Task brief
Retype the run of lines that opens with the line containing "What Plotly code" and closes with the line containing "1.037, 1.018, 1.002, 0.990, 0.976, 0.968, 0.964, 0.962]", exactly and inclusively, but skip the pictures.

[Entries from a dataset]

------

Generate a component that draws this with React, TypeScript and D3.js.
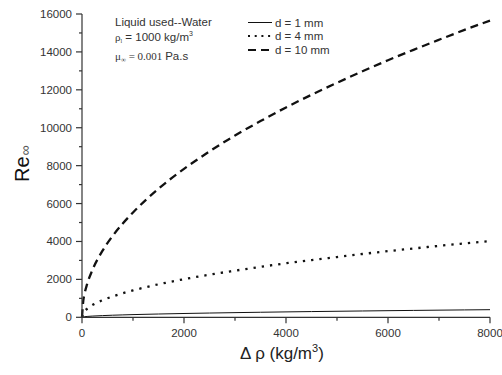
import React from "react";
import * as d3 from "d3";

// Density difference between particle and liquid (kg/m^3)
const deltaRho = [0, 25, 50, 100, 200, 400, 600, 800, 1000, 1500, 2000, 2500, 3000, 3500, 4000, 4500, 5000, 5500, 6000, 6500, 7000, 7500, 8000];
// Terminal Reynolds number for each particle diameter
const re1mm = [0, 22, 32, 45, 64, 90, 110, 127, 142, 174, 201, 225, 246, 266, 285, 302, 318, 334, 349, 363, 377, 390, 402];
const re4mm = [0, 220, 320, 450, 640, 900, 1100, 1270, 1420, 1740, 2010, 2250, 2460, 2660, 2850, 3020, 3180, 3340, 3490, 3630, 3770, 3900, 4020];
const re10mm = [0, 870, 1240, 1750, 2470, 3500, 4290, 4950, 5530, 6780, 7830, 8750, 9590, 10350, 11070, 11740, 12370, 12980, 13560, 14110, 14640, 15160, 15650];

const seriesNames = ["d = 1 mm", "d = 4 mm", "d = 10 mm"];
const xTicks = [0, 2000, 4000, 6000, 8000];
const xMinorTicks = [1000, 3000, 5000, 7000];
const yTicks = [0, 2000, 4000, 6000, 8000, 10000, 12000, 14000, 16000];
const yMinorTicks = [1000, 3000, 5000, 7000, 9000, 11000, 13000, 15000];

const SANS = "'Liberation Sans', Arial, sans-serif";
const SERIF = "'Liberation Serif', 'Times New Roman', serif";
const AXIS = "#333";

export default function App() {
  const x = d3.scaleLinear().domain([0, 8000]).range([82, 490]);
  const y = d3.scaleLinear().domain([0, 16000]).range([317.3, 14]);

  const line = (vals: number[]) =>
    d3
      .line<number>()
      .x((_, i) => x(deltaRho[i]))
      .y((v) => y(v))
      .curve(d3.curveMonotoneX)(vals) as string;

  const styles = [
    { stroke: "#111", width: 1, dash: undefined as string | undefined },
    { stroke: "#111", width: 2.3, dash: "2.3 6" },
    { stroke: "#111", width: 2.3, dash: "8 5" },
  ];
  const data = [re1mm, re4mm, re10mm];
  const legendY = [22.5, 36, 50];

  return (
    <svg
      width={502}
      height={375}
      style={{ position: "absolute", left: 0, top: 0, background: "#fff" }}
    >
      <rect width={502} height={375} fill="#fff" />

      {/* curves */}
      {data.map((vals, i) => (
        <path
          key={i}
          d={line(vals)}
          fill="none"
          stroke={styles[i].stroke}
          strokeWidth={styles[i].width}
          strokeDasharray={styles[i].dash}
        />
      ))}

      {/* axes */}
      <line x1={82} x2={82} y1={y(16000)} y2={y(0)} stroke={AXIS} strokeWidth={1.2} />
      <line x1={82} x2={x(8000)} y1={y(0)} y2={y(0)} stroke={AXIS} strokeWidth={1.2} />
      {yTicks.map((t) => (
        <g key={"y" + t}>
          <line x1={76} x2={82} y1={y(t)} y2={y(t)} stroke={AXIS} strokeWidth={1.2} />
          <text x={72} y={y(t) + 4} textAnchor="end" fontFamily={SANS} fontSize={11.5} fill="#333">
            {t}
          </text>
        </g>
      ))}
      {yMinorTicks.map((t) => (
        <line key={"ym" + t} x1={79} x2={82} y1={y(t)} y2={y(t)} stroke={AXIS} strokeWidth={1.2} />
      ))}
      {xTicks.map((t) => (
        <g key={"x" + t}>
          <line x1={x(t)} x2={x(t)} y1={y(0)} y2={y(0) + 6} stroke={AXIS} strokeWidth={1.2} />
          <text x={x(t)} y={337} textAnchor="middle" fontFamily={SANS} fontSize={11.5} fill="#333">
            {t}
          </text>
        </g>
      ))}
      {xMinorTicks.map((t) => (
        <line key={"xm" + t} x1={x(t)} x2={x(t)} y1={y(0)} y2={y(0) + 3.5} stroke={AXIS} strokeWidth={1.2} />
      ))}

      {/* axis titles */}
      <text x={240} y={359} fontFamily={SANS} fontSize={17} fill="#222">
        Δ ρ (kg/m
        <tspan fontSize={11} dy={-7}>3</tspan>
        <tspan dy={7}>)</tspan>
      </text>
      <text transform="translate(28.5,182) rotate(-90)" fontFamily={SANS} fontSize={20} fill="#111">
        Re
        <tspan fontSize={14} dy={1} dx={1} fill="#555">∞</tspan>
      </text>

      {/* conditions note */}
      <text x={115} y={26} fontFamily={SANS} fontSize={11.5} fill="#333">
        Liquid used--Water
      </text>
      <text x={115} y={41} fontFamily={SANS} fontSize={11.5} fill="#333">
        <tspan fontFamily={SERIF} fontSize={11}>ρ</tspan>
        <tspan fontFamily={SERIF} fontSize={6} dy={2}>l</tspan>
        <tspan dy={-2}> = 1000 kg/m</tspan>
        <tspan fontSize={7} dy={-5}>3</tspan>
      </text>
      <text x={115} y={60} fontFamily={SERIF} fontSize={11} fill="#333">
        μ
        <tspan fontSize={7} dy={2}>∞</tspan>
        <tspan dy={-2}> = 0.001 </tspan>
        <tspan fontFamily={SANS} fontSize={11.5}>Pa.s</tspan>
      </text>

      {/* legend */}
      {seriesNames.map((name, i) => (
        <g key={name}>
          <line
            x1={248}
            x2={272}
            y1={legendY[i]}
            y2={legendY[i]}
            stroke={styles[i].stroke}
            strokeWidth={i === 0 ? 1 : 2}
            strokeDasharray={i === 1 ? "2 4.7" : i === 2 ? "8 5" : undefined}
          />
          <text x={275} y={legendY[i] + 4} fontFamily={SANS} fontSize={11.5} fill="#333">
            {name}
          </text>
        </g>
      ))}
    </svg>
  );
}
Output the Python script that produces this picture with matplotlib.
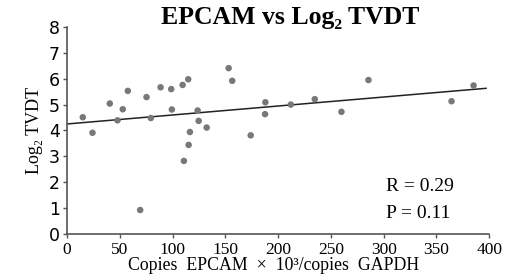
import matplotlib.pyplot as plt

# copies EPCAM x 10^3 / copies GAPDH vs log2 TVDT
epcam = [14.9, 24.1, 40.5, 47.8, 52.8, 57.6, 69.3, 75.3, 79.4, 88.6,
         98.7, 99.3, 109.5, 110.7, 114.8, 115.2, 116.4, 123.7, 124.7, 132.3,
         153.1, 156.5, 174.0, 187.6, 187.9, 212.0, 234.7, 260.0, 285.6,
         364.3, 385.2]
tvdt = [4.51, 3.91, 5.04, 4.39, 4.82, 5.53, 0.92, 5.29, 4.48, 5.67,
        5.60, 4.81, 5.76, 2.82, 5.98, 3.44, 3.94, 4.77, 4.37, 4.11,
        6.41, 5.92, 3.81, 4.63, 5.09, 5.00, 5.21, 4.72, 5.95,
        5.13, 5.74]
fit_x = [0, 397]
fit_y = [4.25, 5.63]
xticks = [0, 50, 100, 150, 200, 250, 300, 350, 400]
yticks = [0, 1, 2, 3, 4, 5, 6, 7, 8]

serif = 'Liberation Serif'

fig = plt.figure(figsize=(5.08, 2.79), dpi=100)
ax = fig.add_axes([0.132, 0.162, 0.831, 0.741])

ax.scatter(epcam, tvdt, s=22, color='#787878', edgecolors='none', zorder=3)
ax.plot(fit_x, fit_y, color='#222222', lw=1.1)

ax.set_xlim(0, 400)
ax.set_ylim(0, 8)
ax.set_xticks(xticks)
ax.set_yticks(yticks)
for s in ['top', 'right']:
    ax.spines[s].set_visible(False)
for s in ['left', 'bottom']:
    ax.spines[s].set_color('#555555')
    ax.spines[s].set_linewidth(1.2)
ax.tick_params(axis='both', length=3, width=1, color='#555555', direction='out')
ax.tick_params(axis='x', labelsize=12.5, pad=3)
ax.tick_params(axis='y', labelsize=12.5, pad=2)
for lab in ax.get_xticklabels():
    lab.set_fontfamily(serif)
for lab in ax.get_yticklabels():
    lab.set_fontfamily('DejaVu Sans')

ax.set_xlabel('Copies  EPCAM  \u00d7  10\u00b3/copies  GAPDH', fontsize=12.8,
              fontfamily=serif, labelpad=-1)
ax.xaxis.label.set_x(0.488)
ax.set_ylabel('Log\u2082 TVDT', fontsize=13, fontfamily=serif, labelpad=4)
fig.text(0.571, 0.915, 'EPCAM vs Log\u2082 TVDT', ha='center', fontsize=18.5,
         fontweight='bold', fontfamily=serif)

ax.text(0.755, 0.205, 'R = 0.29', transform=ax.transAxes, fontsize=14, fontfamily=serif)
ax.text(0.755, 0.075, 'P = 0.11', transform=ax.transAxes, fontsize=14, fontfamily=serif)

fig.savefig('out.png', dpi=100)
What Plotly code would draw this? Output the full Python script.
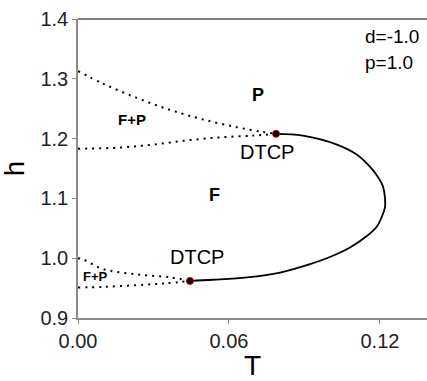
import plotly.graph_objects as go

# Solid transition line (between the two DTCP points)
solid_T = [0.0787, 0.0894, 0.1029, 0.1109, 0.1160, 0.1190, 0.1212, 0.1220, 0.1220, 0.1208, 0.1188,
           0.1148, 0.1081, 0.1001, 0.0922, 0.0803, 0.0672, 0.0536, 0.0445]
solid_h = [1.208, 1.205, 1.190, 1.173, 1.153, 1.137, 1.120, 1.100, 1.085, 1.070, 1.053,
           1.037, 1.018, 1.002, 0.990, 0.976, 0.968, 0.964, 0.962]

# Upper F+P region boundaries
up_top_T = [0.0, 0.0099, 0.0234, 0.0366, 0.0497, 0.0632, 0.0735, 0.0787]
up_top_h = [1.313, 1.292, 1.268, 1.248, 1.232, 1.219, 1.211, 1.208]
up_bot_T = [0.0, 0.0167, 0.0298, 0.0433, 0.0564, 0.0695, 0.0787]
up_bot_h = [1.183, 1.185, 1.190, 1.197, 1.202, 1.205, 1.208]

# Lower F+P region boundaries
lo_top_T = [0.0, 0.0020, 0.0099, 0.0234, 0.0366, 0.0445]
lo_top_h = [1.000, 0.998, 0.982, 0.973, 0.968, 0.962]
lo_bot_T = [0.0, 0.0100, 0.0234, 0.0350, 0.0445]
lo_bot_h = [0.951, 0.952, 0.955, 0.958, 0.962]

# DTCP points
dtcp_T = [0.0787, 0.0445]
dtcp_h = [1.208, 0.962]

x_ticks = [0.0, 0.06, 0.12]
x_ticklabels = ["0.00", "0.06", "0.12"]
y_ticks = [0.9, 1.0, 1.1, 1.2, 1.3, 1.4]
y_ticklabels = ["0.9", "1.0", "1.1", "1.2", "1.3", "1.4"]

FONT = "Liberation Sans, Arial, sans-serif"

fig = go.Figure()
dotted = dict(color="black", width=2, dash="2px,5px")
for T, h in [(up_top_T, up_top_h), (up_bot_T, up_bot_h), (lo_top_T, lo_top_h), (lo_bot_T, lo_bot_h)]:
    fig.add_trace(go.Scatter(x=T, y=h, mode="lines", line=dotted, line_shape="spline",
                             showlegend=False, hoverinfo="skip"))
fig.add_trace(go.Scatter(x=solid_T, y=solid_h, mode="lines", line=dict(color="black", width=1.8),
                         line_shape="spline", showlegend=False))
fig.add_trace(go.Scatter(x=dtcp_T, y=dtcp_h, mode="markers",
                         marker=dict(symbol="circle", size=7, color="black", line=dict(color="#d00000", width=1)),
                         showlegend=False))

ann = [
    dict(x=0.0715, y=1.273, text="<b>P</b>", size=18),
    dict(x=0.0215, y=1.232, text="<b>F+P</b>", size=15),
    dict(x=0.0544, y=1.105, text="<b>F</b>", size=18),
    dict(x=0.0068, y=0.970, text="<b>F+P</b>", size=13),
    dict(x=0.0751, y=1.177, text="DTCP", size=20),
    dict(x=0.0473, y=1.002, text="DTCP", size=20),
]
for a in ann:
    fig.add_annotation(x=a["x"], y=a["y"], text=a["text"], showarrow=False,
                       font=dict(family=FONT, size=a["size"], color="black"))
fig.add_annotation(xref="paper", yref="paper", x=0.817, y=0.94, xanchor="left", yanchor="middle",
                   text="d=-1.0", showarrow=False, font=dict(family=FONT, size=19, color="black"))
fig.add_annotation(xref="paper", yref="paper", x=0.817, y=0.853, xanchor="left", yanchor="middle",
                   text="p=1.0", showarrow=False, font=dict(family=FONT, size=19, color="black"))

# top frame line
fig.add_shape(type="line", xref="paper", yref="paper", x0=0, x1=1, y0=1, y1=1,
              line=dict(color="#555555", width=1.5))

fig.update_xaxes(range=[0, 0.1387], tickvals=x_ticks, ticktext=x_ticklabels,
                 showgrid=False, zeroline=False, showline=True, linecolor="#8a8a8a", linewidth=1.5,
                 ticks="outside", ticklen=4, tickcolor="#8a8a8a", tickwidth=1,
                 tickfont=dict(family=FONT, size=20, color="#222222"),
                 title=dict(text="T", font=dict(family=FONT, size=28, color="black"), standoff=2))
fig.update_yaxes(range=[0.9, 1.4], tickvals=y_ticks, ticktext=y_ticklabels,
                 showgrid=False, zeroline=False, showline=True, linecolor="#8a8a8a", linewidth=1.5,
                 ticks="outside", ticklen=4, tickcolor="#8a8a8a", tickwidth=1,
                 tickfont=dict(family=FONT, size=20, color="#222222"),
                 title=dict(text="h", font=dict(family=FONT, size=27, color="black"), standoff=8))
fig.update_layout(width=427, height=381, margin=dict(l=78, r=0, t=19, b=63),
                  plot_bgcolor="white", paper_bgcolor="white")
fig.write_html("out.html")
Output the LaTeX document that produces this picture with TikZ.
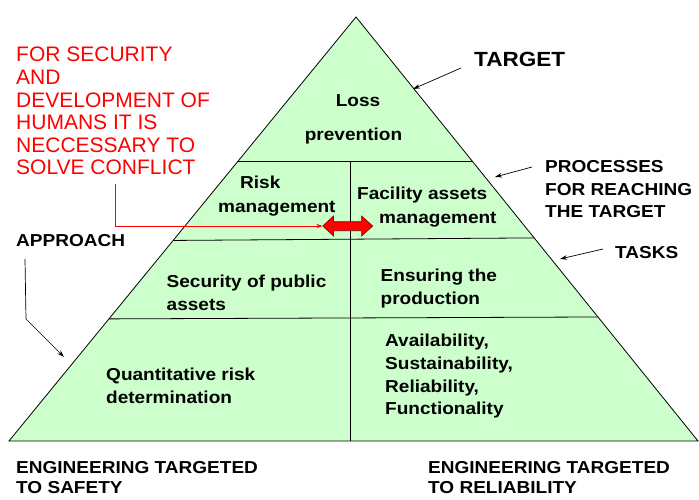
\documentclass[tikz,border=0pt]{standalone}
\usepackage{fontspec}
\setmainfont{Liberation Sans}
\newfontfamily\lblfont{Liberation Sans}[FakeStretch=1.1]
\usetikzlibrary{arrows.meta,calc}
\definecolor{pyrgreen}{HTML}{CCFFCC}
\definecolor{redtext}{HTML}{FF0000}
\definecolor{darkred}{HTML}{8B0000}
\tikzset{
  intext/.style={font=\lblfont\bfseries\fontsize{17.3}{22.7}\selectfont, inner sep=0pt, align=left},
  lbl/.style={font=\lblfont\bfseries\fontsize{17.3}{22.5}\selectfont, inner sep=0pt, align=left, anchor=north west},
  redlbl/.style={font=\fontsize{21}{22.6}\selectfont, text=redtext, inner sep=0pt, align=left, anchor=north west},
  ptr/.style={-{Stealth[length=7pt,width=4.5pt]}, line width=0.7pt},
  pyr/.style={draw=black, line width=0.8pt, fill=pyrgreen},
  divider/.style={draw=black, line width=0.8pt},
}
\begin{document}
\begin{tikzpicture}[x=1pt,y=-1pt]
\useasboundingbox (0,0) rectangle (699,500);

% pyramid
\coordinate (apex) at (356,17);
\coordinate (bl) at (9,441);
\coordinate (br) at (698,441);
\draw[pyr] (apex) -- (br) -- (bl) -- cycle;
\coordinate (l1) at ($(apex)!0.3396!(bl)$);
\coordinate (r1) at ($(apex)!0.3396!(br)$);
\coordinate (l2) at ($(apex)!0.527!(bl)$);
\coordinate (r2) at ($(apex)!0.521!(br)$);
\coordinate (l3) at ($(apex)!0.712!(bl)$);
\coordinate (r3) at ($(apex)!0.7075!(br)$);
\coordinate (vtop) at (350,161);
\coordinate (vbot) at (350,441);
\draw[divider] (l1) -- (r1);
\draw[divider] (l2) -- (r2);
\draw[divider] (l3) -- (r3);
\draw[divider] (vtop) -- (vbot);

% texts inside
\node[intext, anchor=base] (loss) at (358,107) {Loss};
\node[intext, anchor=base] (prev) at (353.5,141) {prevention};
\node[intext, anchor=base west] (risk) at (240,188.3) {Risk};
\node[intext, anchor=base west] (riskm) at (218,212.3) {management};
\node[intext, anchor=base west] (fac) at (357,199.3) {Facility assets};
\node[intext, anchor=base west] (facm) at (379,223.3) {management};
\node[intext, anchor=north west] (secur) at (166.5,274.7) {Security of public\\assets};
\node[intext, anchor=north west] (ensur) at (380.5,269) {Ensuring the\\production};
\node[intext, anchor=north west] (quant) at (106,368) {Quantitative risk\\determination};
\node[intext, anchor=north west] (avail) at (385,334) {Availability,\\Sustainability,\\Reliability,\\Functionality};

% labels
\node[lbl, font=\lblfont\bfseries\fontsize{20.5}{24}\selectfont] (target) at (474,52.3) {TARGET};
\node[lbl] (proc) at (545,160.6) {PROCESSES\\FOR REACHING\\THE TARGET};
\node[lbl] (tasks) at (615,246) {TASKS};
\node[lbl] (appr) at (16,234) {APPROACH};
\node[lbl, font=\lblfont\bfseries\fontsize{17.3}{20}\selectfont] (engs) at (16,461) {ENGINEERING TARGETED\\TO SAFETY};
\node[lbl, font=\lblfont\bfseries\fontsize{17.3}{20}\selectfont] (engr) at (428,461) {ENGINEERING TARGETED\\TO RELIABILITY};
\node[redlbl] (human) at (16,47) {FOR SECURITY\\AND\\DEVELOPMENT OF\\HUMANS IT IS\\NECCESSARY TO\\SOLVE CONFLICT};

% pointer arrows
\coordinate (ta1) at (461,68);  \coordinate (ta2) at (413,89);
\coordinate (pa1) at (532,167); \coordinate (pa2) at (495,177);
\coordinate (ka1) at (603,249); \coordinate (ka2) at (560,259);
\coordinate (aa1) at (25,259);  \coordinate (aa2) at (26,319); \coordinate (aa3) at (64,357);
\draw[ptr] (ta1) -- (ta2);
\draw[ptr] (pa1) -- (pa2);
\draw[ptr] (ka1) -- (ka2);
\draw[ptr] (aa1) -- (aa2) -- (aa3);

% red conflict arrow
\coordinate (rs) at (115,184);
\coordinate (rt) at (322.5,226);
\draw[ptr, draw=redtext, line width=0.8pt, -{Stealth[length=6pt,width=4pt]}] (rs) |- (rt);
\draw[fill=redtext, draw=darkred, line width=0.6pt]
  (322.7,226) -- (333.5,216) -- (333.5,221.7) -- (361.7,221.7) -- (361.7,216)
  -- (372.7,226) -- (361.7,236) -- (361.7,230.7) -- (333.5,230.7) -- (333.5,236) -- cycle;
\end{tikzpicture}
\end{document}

------

Final answer
What Plotly code would draw this? Output the full Python script.
import plotly.graph_objects as go

# Solid transition line (between the two DTCP points)
solid_T = [0.0787, 0.0894, 0.1029, 0.1109, 0.1160, 0.1190, 0.1212, 0.1220, 0.1220, 0.1208, 0.1188,
           0.1148, 0.1081, 0.1001, 0.0922, 0.0803, 0.0672, 0.0536, 0.0445]
solid_h = [1.208, 1.205, 1.190, 1.173, 1.153, 1.137, 1.120, 1.100, 1.085, 1.070, 1.053,
           1.037, 1.018, 1.002, 0.990, 0.976, 0.968, 0.964, 0.962]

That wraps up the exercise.